Performance wise, the RC is feeling faster than the Beta, and it appears to be compatible with far more sites than the beta was. I’ve found myself needing to use the compatibility button a lot less with this version so far. Even on my dog slow 384k ADSL line, pages load damn fast. From an unofficial and completely subjective point of view, it’s about as fast as Chrome on many of the sites I’ve visited.

Stability wise, it’s been good so far at home, though a little less so at work. I’ve found that although the RC plays well enough with Spiceworks, updating a ticket status causes the tab to crash. Hopefully that will get fixed in the final release of IE.

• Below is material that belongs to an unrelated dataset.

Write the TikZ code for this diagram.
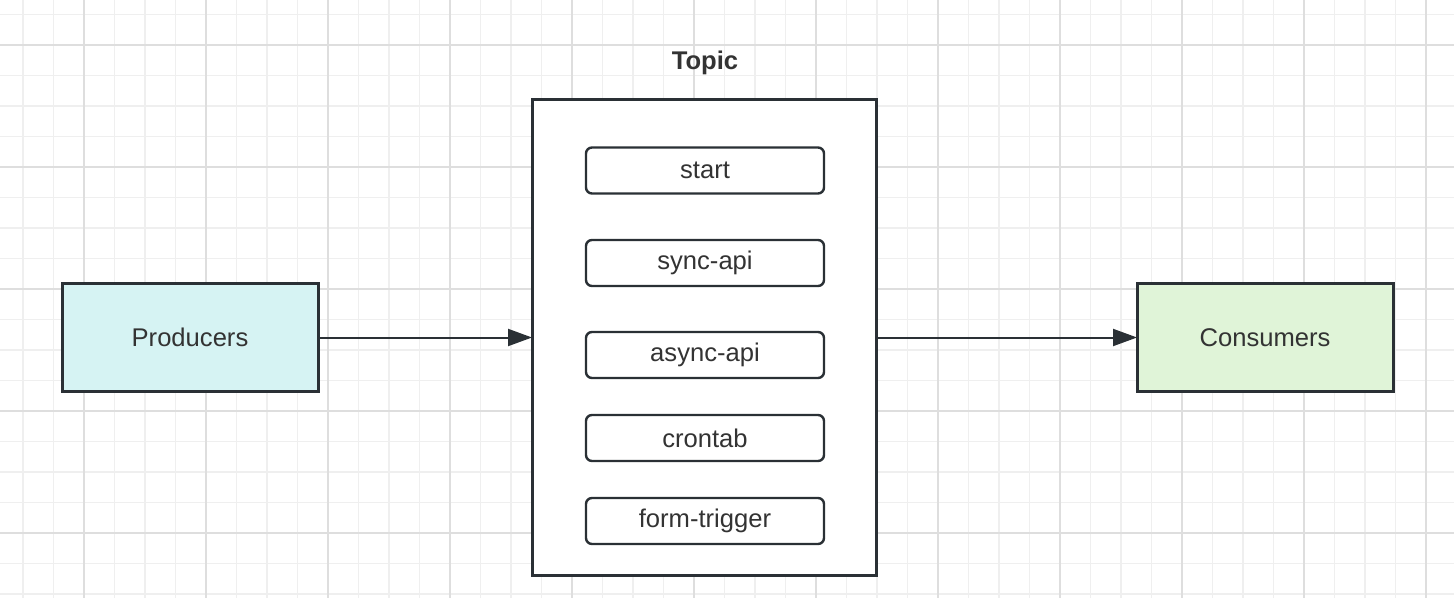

The one major impression I’m taking away with IE9 is that with its almost 100% standards support and massive speed increase, organisations have little to no reason to want to move to another browser unless for specialist reasons. Internet Explorer is still king of manageability vie Group Policy, something no competing browser has or seems to want to have. If Firefox had Group Policy control built into it, it could have murdered IE years ago in the corporate market, but for whatever reason, it never added such support.

Overall, I’m keen to get to the final release of IE9. I am also grateful to all the competition for forcing Microsoft to become innovative again when it comes to web browsing. Battle for market share is really going to hot up soon I think, IE9 is going to surprise many people.